This is one of my favourite recipes and it’s not even mine damn it! It’s easy, full of flavour and has a sneaky little courgette in there. Grated, the courgette does an excellent job of soaking up flavour and bulking out the dish without stealing the limelight from the tomato. Although I’m not a huge fan of the courgette really, I think of them as the slimy wet brother of the cucumber, nothing worse than an over cooked courgette, oh wait there is and it’s called Halloween.
Maybe I’d like Halloween a bit more if I actually got invited to some fun Halloween parties but saying that we all know Halloween parties, especially fancy dress ones, are full of wankers. Also, what would I even go as? These days you have to be all ‘cool’ and go as Kim Kardashian’s naked selfie or Eleven from Stranger Things. Can’t I just go as a slutty cat like I used to when I was 16? To be fair that may have been the only Halloween party I ever went to… I’m sensing I need to get out more.

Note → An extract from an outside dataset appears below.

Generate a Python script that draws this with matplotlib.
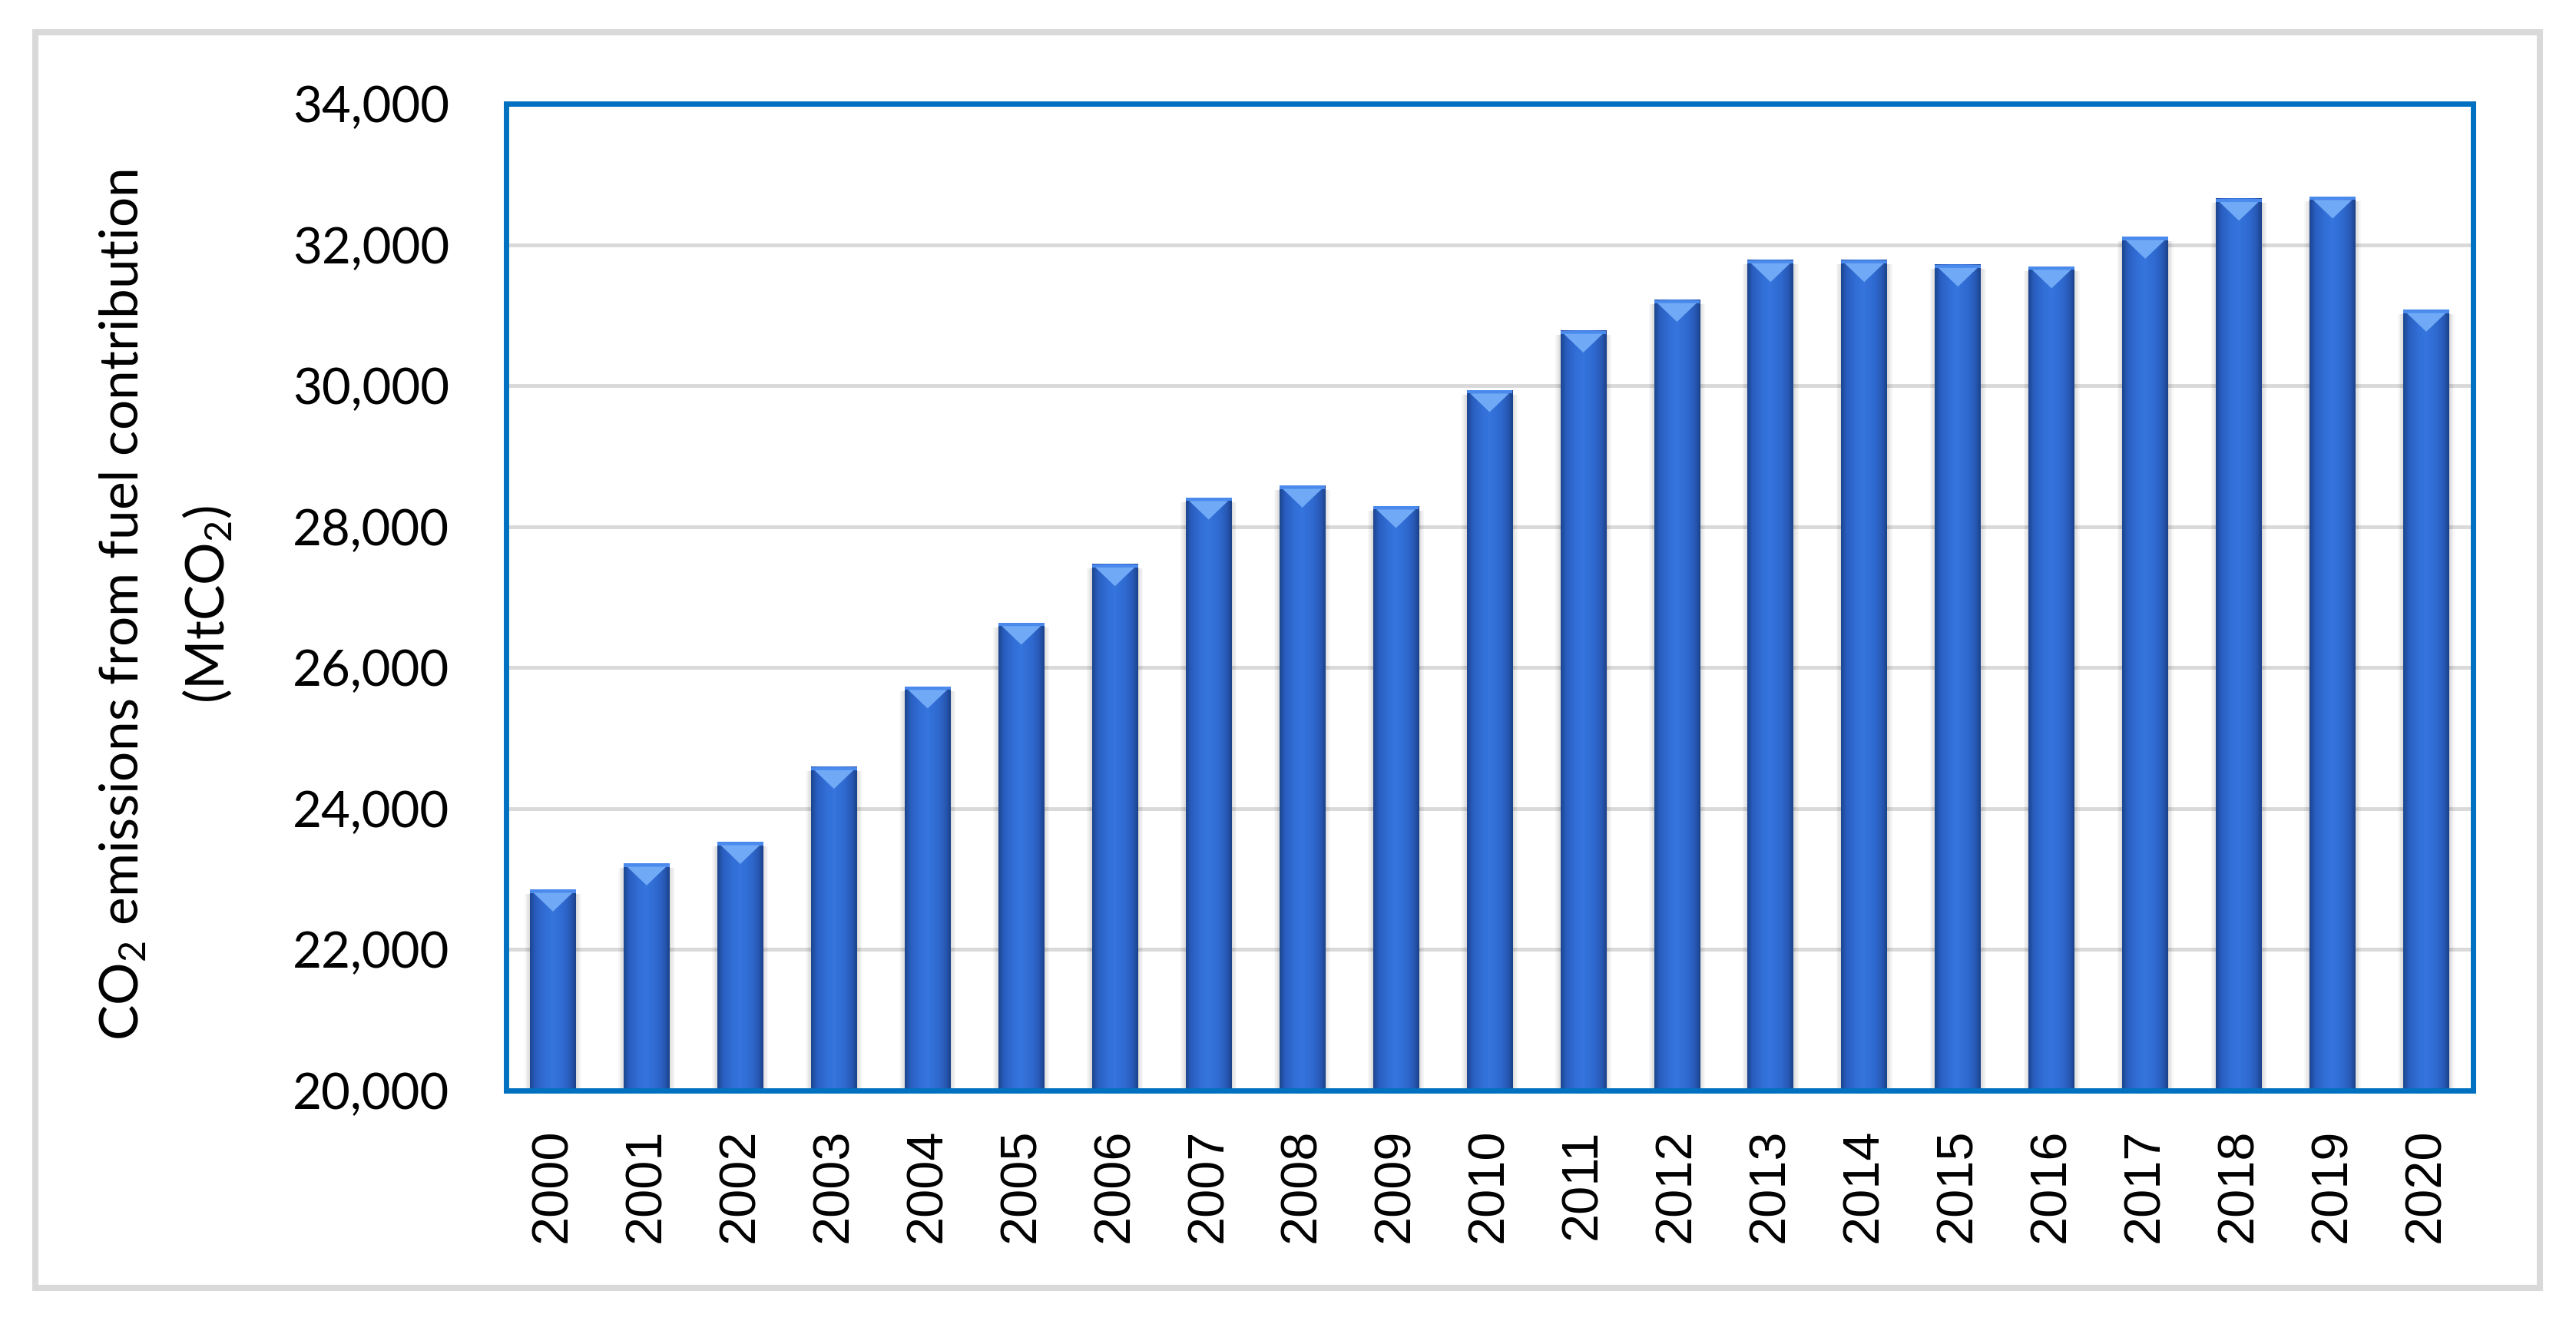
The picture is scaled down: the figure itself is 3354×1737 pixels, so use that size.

Jamie’s Feta & Cherry Tomato Rigatoni
Serves 2 / Takes 35 minutes
20 cherry tomatoes halved
1 Tsp oregano
2 Medium or 1 large courgette grated
3 Tbs tomato purée
3 Crushed garlic cloves
1 Deseeded finely chopped chilli
Small handful of basil chopped
Salt and pepper
150g dried rigatoni
Pomoro Extra Virgin Olive Oil to serve
(The cherry tomatoes used in this recipe were a gift from Riverford.co.uk. Beautiful, organic, seasonal vegetables delivered straight to your door.)
1. Half the cherry tomatoes and put them in a large pan on a medium heat with the oregano. Cook in one tablespoon of olive oil for around 5 minutes until softened.
2. Add the tomato purée, chilli, garlic, grated courgette and season with salt and pepper. Cook on low heat for a further 10 minutes until the sauce has thickened.
3. Chop a handful of basil leaves and put to one side and cook your rigatoni in a pot of boiling salted water (follow packet cooking guidelines).
4. Drain the pasta and pour it into the tomato sauce. Give it a good mix, add the chopped basil and start crumbling in all of the cheese and stir. Serve topped with a drizzle of olive oil and a crack of salt and pepper.